# Linear regression for Census dataset

In [1]:
import pandas as pd
import numpy as np

from sklearn.impute import SimpleImputer
from sklearn.linear_model import LinearRegression
from sklearn import metrics
from sklearn.model_selection import cross_val_score
from sklearn.model_selection import train_test_split

import pandas_profiling

In [2]:
cols = ['age', 'workclass', 'fnlwgt', 'education', 'education_num', 'marital_status', 'occupation',
          'relationship', 'race', 'sex', 'capital_gain', 'capital_loss', 'hours_per_week', 'native_country', 'y']

In [3]:
adult_train = pd.read_csv('Census/adult.data', header = None)
adult_test  = pd.read_csv('Census/adult.test', header = None)
adult_train.columns = cols
adult_test.columns = cols
adult_train.head(5)

Unnamed: 0,age,workclass,fnlwgt,education,education_num,marital_status,occupation,relationship,race,sex,capital_gain,capital_loss,hours_per_week,native_country,y
0,39,State-gov,77516,Bachelors,13,Never-married,Adm-clerical,Not-in-family,White,Male,2174,0,40,United-States,<=50K
1,50,Self-emp-not-inc,83311,Bachelors,13,Married-civ-spouse,Exec-managerial,Husband,White,Male,0,0,13,United-States,<=50K
2,38,Private,215646,HS-grad,9,Divorced,Handlers-cleaners,Not-in-family,White,Male,0,0,40,United-States,<=50K
3,53,Private,234721,11th,7,Married-civ-spouse,Handlers-cleaners,Husband,Black,Male,0,0,40,United-States,<=50K
4,28,Private,338409,Bachelors,13,Married-civ-spouse,Prof-specialty,Wife,Black,Female,0,0,40,Cuba,<=50K


## Missing values imputation

We're trying to predict missing values in `capital_gain` column using other columns.

In [4]:
# remove whitespaces from the beginning of categorical values
for col in adult_train.columns:
    if col not in ['age', 'fnlwgt', 'education_num', 'capital_gain', 'capital_loss', 'hours_per_week']:
        adult_test[col] = adult_test[col].str.strip()
        adult_train[col] = adult_train[col].str.strip()

In [5]:
# numeric imputation
numeric_imputer = SimpleImputer(missing_values = 0, strategy = 'median')
adult_test[['capital_loss']] = numeric_imputer.fit_transform(adult_test[['capital_loss']])
adult_train[['capital_loss']] = numeric_imputer.fit_transform(adult_train[['capital_loss']])

In [6]:
# categorical imputation
categoric_imputer = SimpleImputer(missing_values= '?',strategy='most_frequent')
adult_train[['workclass', 'occupation', 'native_country']] = categoric_imputer.fit_transform(adult_train[['workclass', 'occupation', 'native_country']])
adult_test[['workclass', 'occupation', 'native_country']] = categoric_imputer.fit_transform(adult_test[['workclass', 'occupation', 'native_country']])

In [7]:
adults = adult_train.append(adult_test, sort=False)
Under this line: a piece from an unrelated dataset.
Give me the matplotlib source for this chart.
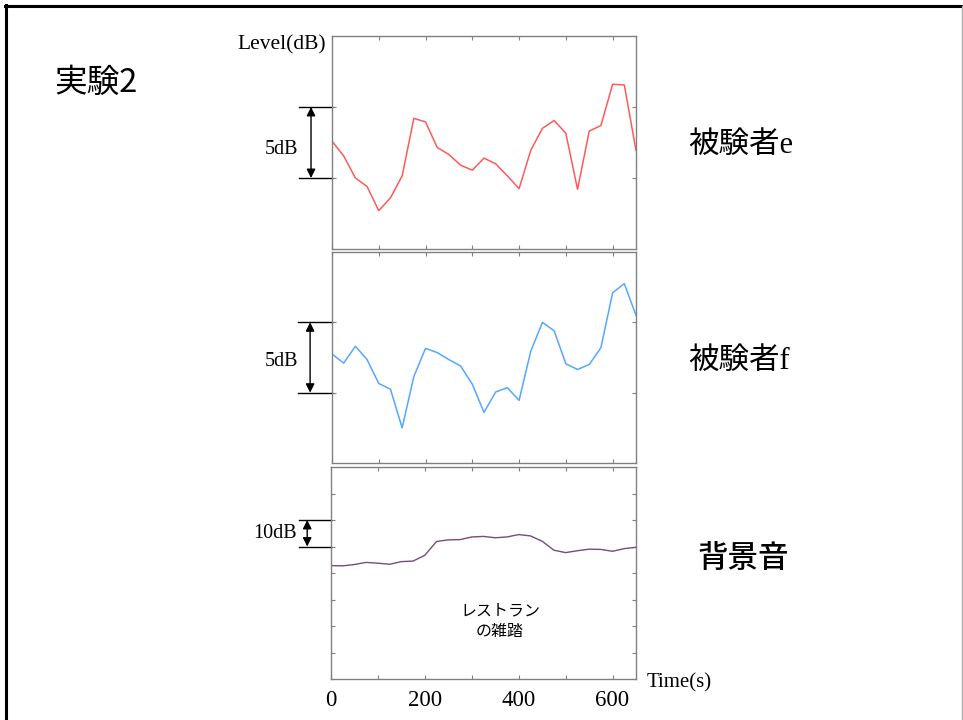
import matplotlib
matplotlib.use("Agg")
import matplotlib.pyplot as plt
from matplotlib.lines import Line2D

plt.rcParams['font.family'] = ['Liberation Serif', 'Noto Sans CJK JP']

# ---- data ----
time_s = [0, 25, 50, 75, 100, 125, 150, 175, 200, 225, 250, 275, 300, 325,
          350, 375, 400, 425, 450, 475, 500, 525, 550, 575, 600, 625, 650]
subject_e = [7.6, 6.55, 5.0, 4.4, 2.7, 3.6, 5.15, 9.2, 8.95, 7.15, 6.65, 5.9,
             5.55, 6.4, 6.0, 5.15, 4.25, 6.95, 8.5, 9.05, 8.15, 4.2, 8.3, 8.7,
             11.6, 11.55, 6.95]
subject_f = [7.75, 7.1, 8.3, 7.35, 5.65, 5.25, 2.5, 6.15, 8.15, 7.85, 7.35, 6.9,
             5.6, 3.6, 5.05, 5.35, 4.45, 7.95, 10.0, 9.4, 7.05, 6.65, 7.0, 8.2,
             12.1, 12.75, 10.5]
background = [42.8, 42.7, 43.2, 44.0, 43.7, 43.3, 44.3, 44.5, 46.7, 51.9, 52.5,
              52.6, 53.6, 53.8, 53.3, 53.6, 54.5, 54.0, 52.0, 48.6, 47.7, 48.4,
              49.0, 48.9, 48.2, 49.2, 49.7]

x_ticks = [0, 100, 200, 300, 400, 500, 600]
x_labels = ["0", "", "200", "", "400", "", "600"]

W, H = 963, 720
fig = plt.figure(figsize=(W / 100, H / 100), dpi=100)


def px(x0, y0, x1, y1):
    return [x0 / W, 1 - y1 / H, (x1 - x0) / W, (y1 - y0) / H]


def fy(y):
    return 1 - y / H


spine_c = '#808080'


def style(ax, yticks, ylim, labels=False):
    ax.set_xlim(0, 650)
    ax.set_ylim(*ylim)
    ax.set_xticks(x_ticks)
    ax.set_yticks(yticks)
    ax.tick_params(direction='in', length=3, width=0.8, color=spine_c,
                   top=True, right=True, left=True, bottom=True)
    if labels:
        ax.set_xticklabels(x_labels, fontsize=16.5, family='Liberation Serif')
        ax.tick_params(axis='x', pad=8)
    else:
        ax.set_xticklabels([])
    ax.set_yticklabels([])
    for s in ax.spines.values():
        s.set_color(spine_c)
        s.set_linewidth(1.0)


def scale_bar(ax, y0, y1, text, xa, xl0, tx, ty):
    tr = ax.get_yaxis_transform()
    for yy in (y0, y1):
        ax.plot([xl0, 0], [yy, yy], color='black', lw=1.0, transform=tr,
                clip_on=False)
    ax.annotate('', xy=(xa, y1), xytext=(xa, y0), xycoords=tr, textcoords=tr,
                arrowprops=dict(arrowstyle='<|-|>', color='black', lw=1.0,
                                mutation_scale=13, shrinkA=0, shrinkB=0),
                annotation_clip=False)
    fig.text(tx / W, fy(ty), text, ha='right', va='center', fontsize=14.5,
             family='Liberation Serif')


ax1 = fig.add_axes(px(332, 36, 636, 249))
ax1.plot(time_s, subject_e, color='#ff5a5a', lw=1.1)
style(ax1, [5, 10], (0, 15))
scale_bar(ax1, 5, 10, '5dB', -0.069, -0.108, 298, 149)

ax2 = fig.add_axes(px(332, 252, 636, 463))
ax2.plot(time_s, subject_f, color='#55a8ff', lw=1.1)
style(ax2, [5, 10], (0, 15))
scale_bar(ax2, 5, 10, '5dB', -0.072, -0.112, 298, 362)

ax3 = fig.add_axes(px(331, 467, 636, 679))
ax3.plot(time_s, background, color='#7a4a7a', lw=1.0)
style(ax3, [10, 20, 30, 40, 50, 60, 70], (0, 80), labels=True)
scale_bar(ax3, 50, 60, '10dB', -0.078, -0.105, 297, 533)

fig.text(500 / W, fy(621), 'レストラン\nの雑踏', ha='center', va='center',
         fontsize=11.5, family='Noto Sans CJK JP', linespacing=1.3,
         multialignment='center')

# labels
fig.text(326 / W, fy(45), 'Level(dB)', ha='right', va='center',
         fontsize=15.5, family='Liberation Serif')
fig.text(647 / W, fy(683), 'Time(s)', ha='left', va='center',
         fontsize=15, family='Liberation Serif')
fig.text(54 / W, fy(83), '実験2', ha='left', va='center', fontsize=23.5,
         family=['Noto Sans CJK JP', 'DejaVu Sans'])
fig.text(688 / W, fy(145), '被験者e', ha='left', va='center', fontsize=22,
         family=['Liberation Serif', 'Noto Sans CJK JP'])
fig.text(688 / W, fy(361), '被験者f', ha='left', va='center', fontsize=22,
         family=['Liberation Serif', 'Noto Sans CJK JP'])
fig.text(697 / W, fy(559), '背景音', ha='left', va='center', fontsize=22,
         family='Noto Sans CJK JP', fontweight='medium')

# slide border
fig.add_artist(Line2D([5 / W, 962 / W], [fy(6), fy(6)], color='black',
                      lw=2.2, transform=fig.transFigure))
fig.add_artist(Line2D([6 / W, 6 / W], [fy(5), 0], color='black', lw=2.2,
                      transform=fig.transFigure))
fig.add_artist(Line2D([962 / W, 962 / W], [fy(6), 0], color='#b0b0b0',
                      lw=1.0, transform=fig.transFigure))

fig.savefig('out.png', dpi=100)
## Transformation of categorical values to numerical ones 

In [8]:
adults = pd.get_dummies(adults, columns= ['workclass','education', 'marital_status', 'occupation',
          'relationship', 'race', 'sex', 'native_country', 'y'])

## Split datasets

In [9]:
train = adults[adults['capital_gain'] != 0]
unknown = adults[adults['capital_gain'] == 0]

In [10]:
y_train = train['capital_gain']
x_train = train.loc[:, train.columns != 'capital_gain']
y_unknown = unknown['capital_gain']
x_unknown = unknown.loc[:, unknown.columns != 'capital_gain']

## Train model

In [11]:
model = LinearRegression()
model.fit(x_train, y_train)

LinearRegression(copy_X=True, fit_intercept=True, n_jobs=None,
         normalize=False)

## Predict missing values

In [12]:
y_unknown = model.predict(x_unknown)

In [13]:
unknown['capital_gain'] = y_unknown

A value is trying to be set on a copy of a slice from a DataFrame.
Try using .loc[row_indexer,col_indexer] = value instead

See the caveats in the documentation: http://pandas.pydata.org/pandas-docs/stable/indexing.html#indexing-view-versus-copy
  """Entry point for launching an IPython kernel.


In [14]:
adults_df = train.append(unknown, ignore_index=True)

In [15]:
# replace negarive values with zero

mask = adults_df['capital_gain'] < 0

adults_df.loc[mask, 'capital_gain'] = 0